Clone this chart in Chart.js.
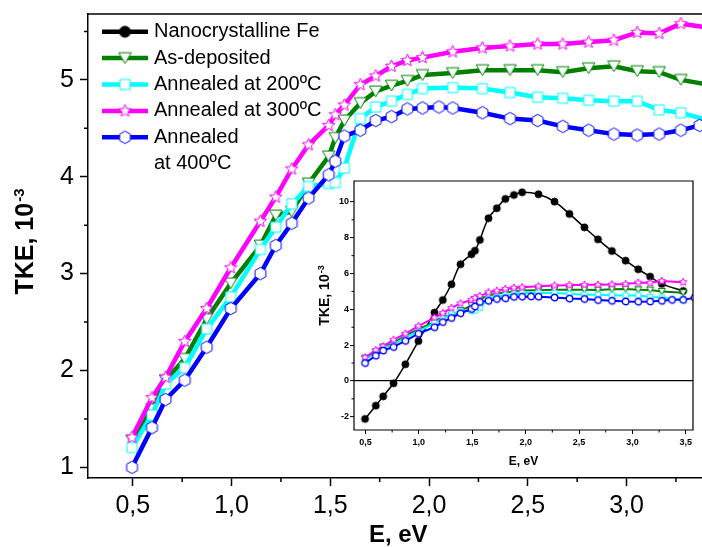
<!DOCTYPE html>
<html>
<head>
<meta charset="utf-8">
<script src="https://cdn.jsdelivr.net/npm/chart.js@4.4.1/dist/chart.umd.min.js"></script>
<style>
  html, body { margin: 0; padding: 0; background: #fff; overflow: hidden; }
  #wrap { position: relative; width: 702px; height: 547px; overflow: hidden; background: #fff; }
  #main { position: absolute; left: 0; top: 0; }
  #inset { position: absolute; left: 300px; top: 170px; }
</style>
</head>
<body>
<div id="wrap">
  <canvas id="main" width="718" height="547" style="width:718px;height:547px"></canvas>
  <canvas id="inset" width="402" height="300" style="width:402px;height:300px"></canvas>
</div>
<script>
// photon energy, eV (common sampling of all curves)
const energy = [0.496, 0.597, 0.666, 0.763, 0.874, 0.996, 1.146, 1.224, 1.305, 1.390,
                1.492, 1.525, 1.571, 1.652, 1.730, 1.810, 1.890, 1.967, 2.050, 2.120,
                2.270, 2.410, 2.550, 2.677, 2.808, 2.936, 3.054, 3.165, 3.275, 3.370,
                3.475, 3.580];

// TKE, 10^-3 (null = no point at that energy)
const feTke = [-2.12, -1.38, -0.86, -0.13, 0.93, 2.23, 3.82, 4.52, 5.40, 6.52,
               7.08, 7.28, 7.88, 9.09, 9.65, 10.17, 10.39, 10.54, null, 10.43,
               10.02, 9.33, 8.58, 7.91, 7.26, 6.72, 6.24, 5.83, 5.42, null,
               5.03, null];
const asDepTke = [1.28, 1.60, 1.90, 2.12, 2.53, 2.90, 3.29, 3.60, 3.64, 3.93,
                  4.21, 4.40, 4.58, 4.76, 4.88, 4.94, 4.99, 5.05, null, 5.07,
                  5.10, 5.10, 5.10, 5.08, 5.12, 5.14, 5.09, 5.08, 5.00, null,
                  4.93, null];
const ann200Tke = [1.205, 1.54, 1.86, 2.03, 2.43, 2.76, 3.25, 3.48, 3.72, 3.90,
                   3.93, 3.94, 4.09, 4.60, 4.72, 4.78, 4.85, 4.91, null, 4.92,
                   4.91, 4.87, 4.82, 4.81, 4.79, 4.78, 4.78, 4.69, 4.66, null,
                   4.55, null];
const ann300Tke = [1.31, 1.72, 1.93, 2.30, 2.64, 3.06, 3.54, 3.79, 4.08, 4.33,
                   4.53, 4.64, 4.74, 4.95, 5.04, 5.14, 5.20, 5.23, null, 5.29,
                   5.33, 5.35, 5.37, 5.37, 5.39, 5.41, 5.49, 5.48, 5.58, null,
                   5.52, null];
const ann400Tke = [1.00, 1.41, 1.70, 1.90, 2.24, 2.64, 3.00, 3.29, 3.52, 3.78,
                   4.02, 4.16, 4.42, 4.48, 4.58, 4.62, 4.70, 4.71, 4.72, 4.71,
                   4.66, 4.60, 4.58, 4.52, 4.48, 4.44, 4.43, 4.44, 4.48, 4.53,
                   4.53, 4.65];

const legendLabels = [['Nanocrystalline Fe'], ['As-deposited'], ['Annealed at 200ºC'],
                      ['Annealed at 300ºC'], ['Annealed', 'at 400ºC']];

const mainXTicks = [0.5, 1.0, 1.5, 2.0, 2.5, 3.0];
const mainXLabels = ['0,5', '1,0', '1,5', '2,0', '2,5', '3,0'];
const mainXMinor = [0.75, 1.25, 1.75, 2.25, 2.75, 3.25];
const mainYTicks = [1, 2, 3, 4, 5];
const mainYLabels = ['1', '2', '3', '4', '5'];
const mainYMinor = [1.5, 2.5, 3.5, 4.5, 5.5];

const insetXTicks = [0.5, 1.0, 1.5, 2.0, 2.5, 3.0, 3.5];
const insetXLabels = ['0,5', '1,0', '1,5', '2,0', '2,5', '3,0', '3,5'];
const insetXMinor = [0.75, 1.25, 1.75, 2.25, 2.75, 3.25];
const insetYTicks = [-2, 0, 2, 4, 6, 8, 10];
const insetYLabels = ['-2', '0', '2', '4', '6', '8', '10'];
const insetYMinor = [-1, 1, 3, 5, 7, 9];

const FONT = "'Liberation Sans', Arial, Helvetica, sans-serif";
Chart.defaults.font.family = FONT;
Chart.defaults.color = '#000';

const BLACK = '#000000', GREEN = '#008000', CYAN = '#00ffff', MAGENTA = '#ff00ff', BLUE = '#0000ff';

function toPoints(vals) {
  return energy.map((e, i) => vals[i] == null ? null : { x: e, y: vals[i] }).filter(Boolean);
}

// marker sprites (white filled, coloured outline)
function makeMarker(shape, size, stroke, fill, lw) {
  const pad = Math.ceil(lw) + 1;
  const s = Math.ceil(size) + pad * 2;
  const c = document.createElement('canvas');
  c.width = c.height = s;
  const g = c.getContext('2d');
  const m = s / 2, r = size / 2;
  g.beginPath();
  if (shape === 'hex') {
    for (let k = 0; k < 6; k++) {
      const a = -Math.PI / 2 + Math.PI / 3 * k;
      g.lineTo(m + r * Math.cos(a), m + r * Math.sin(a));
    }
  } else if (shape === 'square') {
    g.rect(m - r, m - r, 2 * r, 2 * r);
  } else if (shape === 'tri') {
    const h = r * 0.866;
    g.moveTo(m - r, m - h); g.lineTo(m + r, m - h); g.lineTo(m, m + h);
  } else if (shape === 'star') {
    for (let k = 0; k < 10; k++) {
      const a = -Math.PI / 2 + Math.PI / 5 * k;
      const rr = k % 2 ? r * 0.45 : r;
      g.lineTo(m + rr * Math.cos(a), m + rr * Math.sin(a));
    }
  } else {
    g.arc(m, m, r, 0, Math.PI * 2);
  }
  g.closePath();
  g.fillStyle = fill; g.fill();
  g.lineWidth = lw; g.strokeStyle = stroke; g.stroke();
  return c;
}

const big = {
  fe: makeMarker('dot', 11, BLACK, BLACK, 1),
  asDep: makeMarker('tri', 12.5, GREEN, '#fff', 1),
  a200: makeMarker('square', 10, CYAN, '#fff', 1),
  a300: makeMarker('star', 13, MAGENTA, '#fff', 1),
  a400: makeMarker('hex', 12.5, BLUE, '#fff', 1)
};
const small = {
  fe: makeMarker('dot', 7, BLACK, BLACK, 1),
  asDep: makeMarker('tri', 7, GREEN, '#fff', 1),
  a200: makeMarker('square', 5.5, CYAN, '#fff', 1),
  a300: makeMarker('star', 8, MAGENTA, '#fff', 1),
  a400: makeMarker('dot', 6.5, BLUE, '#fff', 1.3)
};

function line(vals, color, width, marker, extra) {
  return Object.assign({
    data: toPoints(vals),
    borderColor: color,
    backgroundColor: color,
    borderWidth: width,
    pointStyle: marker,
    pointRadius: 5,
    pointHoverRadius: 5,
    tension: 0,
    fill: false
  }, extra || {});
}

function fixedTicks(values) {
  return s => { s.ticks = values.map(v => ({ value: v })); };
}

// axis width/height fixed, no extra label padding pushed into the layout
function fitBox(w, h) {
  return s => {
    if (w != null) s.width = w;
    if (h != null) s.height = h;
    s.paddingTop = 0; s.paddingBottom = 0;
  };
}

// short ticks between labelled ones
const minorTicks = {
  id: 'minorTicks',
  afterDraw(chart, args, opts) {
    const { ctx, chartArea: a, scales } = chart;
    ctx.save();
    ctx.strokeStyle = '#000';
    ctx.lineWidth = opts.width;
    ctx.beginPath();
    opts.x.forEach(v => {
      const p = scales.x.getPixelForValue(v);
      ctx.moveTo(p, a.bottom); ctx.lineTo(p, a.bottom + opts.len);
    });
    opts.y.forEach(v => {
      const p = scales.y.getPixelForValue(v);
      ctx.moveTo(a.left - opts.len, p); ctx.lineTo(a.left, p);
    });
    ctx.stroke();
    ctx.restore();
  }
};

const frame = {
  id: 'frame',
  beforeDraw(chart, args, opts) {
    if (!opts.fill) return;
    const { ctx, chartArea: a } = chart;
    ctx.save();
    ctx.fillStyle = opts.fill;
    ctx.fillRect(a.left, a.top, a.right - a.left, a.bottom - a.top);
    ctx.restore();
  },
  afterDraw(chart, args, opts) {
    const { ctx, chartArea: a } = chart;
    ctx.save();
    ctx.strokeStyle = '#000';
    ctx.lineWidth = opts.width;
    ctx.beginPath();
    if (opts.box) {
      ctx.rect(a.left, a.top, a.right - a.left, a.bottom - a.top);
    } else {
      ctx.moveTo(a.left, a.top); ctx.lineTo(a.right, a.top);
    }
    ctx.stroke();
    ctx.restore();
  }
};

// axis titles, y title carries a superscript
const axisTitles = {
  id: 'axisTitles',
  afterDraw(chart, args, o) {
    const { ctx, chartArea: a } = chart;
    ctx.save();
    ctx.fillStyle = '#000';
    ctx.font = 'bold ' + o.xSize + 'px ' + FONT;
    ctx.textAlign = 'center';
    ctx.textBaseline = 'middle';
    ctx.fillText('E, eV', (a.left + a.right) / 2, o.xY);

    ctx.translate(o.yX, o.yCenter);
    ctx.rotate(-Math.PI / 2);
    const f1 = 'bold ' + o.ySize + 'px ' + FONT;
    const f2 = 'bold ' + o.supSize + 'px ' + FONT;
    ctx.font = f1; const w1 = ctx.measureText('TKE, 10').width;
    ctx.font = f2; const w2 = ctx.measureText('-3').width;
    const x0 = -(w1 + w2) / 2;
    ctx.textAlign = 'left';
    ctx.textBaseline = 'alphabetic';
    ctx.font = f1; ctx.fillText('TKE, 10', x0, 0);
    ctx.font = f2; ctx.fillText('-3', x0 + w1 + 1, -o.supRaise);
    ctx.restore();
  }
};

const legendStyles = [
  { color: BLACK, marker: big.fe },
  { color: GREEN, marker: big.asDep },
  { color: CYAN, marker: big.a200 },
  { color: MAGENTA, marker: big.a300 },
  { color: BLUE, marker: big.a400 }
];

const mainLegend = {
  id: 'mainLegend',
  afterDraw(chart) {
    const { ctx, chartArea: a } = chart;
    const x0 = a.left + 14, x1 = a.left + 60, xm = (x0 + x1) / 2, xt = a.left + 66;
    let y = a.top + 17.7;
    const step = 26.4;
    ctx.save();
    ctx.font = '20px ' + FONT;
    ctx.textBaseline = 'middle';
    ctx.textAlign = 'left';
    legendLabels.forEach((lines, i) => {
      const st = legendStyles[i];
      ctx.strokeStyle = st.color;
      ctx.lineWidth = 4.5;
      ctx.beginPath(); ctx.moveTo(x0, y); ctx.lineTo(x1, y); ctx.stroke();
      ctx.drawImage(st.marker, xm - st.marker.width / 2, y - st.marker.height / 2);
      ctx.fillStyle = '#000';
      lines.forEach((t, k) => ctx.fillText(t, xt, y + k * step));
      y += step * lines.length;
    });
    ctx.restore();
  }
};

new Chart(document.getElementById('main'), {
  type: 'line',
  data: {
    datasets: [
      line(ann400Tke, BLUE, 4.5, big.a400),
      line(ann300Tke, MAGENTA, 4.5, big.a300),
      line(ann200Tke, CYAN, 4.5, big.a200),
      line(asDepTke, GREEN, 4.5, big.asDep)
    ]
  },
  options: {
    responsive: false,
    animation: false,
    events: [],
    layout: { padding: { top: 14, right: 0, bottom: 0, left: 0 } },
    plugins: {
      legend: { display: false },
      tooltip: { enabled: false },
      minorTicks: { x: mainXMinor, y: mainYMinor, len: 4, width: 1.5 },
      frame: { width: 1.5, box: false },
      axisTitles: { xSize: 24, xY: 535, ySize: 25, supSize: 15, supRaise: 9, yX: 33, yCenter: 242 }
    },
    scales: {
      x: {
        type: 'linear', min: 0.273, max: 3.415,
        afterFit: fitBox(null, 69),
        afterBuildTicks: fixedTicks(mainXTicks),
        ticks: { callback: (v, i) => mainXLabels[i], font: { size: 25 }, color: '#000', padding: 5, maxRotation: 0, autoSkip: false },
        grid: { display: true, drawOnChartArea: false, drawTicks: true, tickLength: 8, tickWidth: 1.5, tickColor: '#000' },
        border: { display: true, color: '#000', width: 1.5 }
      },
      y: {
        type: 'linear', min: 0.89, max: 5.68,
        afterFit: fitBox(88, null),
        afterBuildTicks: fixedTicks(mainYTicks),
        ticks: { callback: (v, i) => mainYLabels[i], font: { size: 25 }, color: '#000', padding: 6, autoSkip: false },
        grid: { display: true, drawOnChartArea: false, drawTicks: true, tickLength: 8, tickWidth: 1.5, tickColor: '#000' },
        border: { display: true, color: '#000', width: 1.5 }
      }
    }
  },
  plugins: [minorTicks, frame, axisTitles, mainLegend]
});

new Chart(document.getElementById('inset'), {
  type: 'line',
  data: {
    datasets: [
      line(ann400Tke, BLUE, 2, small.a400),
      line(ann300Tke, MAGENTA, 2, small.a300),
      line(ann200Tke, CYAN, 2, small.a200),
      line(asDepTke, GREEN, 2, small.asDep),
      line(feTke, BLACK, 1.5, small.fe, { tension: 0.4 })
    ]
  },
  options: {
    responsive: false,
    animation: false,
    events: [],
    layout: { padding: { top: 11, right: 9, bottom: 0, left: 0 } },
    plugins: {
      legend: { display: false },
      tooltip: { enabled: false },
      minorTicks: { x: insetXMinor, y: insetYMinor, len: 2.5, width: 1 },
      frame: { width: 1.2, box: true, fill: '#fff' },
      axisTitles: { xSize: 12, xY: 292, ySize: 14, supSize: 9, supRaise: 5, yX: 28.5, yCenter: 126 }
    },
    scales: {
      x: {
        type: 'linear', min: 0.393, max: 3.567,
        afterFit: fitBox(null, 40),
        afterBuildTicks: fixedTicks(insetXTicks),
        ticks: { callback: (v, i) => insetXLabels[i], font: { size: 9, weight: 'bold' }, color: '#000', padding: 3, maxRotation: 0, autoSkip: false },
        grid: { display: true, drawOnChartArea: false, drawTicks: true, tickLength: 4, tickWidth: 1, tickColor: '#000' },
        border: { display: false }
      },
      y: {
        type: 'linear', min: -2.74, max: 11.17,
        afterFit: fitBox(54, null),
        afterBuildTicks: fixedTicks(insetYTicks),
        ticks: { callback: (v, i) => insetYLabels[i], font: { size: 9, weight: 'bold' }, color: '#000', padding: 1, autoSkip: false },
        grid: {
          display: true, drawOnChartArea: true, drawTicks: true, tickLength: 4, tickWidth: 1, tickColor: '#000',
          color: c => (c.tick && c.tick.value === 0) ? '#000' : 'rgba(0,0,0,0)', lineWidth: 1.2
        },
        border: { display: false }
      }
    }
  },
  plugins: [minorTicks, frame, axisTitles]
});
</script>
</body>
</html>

• _Written instruction_:
Exactly reproduce the run of lines from the start of the listing through the line with "3.475, 3.580];", inclusive; pictures are not copied.

• _Correct response_:
Clone this chart in Chart.js.
<!DOCTYPE html>
<html>
<head>
<meta charset="utf-8">
<script src="https://cdn.jsdelivr.net/npm/chart.js@4.4.1/dist/chart.umd.min.js"></script>
<style>
  html, body { margin: 0; padding: 0; background: #fff; overflow: hidden; }
  #wrap { position: relative; width: 702px; height: 547px; overflow: hidden; background: #fff; }
  #main { position: absolute; left: 0; top: 0; }
  #inset { position: absolute; left: 300px; top: 170px; }
</style>
</head>
<body>
<div id="wrap">
  <canvas id="main" width="718" height="547" style="width:718px;height:547px"></canvas>
  <canvas id="inset" width="402" height="300" style="width:402px;height:300px"></canvas>
</div>
<script>
// photon energy, eV (common sampling of all curves)
const energy = [0.496, 0.597, 0.666, 0.763, 0.874, 0.996, 1.146, 1.224, 1.305, 1.390,
                1.492, 1.525, 1.571, 1.652, 1.730, 1.810, 1.890, 1.967, 2.050, 2.120,
                2.270, 2.410, 2.550, 2.677, 2.808, 2.936, 3.054, 3.165, 3.275, 3.370,
                3.475, 3.580];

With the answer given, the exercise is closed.